* ITEMS *
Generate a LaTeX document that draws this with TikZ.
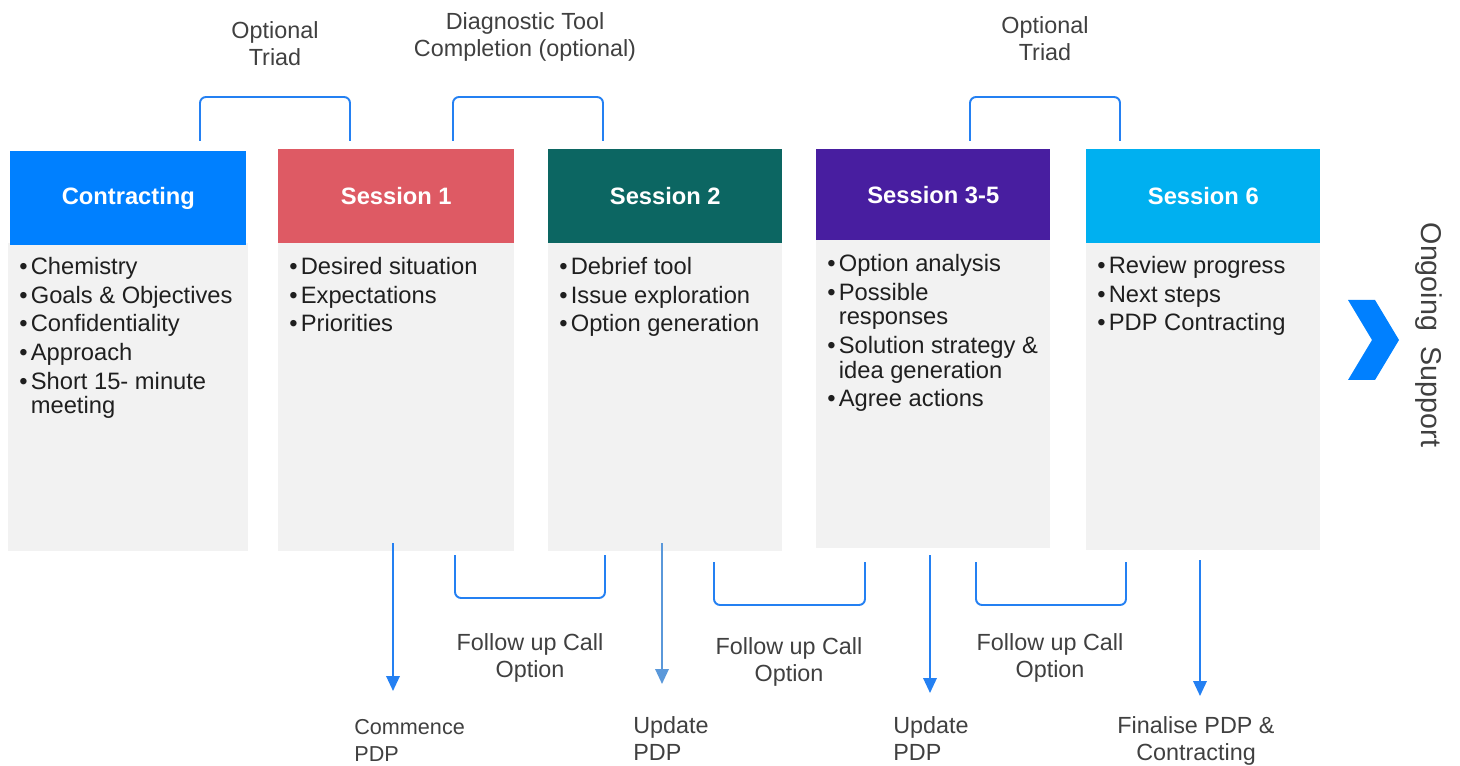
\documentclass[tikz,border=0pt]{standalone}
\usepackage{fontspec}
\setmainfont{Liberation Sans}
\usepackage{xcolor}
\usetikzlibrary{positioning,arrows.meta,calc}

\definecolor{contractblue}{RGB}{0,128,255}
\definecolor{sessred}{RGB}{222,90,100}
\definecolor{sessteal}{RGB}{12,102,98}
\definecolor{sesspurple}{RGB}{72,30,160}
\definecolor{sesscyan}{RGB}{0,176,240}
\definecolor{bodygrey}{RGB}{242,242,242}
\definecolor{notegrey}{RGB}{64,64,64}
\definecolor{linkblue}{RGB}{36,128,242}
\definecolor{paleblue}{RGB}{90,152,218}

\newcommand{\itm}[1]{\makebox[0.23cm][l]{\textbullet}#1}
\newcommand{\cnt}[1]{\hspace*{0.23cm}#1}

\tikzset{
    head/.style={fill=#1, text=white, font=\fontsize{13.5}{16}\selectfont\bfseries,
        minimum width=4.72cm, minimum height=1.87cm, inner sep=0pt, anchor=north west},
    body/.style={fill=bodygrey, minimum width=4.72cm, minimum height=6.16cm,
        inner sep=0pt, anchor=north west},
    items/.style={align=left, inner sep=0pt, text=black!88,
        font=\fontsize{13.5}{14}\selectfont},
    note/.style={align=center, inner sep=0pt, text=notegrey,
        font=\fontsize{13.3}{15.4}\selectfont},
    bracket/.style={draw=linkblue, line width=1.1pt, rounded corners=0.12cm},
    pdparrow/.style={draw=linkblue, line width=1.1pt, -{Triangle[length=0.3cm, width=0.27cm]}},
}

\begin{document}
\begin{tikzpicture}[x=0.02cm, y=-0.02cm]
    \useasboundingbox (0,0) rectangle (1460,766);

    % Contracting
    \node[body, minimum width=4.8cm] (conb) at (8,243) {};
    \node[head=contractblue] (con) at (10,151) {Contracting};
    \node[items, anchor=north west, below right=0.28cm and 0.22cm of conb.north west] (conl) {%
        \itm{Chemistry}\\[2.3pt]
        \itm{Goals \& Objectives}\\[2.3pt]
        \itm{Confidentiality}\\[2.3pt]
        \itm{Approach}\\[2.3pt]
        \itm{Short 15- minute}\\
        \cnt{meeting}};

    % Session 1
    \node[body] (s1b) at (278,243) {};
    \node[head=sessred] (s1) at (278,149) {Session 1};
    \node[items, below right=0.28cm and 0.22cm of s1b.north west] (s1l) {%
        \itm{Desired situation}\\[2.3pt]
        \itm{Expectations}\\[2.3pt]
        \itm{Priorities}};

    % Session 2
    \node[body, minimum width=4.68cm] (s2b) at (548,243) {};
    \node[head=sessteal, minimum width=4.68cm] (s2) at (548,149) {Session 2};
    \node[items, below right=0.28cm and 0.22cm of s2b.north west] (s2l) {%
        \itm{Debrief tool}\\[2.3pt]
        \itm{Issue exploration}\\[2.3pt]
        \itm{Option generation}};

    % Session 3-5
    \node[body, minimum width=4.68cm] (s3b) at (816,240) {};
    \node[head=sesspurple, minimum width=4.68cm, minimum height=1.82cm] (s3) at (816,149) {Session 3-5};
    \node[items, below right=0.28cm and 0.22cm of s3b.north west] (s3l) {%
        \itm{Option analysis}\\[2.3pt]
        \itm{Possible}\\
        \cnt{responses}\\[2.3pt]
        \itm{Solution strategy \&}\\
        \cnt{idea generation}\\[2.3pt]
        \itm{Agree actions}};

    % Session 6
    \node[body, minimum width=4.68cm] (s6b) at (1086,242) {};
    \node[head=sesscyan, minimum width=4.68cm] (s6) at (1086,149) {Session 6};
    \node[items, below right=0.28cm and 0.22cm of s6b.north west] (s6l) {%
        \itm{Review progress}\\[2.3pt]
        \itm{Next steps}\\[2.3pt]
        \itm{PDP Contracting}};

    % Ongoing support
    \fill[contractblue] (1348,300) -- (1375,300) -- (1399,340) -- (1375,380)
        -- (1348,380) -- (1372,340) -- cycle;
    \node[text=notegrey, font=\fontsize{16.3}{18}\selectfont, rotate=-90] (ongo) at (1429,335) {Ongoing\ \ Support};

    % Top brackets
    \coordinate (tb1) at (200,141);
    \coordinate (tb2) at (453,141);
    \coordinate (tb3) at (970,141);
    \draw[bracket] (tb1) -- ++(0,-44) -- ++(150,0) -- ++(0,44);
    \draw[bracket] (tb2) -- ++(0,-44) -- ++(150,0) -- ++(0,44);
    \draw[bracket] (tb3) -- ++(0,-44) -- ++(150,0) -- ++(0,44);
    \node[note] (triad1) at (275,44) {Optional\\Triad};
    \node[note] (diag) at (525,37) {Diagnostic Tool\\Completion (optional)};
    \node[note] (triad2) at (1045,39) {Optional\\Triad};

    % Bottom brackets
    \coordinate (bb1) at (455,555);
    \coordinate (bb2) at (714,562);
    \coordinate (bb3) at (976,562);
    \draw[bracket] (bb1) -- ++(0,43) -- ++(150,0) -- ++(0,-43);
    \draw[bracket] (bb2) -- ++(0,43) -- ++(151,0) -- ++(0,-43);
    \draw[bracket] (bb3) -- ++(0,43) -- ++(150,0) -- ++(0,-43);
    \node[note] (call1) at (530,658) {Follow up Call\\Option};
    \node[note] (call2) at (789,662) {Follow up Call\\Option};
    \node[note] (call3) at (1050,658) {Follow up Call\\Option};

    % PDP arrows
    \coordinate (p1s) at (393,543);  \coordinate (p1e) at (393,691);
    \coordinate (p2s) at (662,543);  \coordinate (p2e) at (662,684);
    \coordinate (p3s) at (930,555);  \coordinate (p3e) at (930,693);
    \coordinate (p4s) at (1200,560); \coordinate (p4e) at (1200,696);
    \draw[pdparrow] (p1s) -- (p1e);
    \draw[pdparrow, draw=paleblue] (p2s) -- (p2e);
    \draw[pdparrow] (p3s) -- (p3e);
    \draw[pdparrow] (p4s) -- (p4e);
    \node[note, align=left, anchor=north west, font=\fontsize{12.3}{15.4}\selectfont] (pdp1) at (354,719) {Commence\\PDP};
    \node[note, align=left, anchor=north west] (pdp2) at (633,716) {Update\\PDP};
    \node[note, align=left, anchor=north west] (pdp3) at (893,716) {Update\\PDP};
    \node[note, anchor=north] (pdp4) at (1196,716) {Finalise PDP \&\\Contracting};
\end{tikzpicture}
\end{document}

==

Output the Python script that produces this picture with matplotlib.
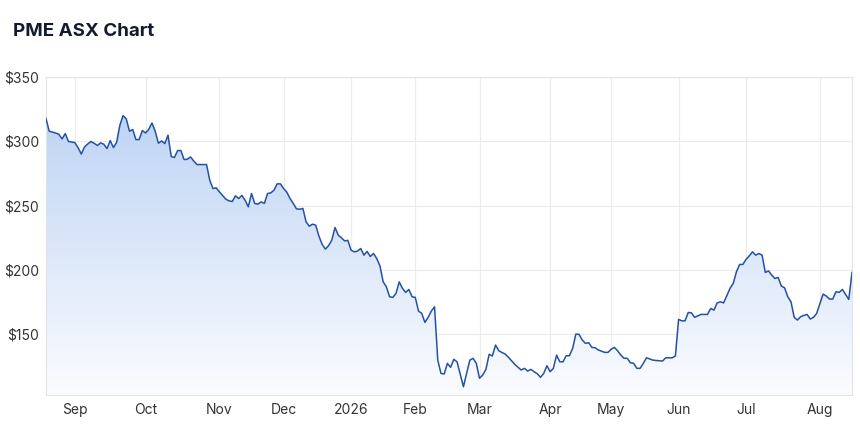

* YOUR TASK *
Search the entries for the word "this" and gather every line where it appears.

* FULL RESPONSE *
Generate a LaTeX document that draws this with TikZ.
Output the Python script that produces this picture with matplotlib.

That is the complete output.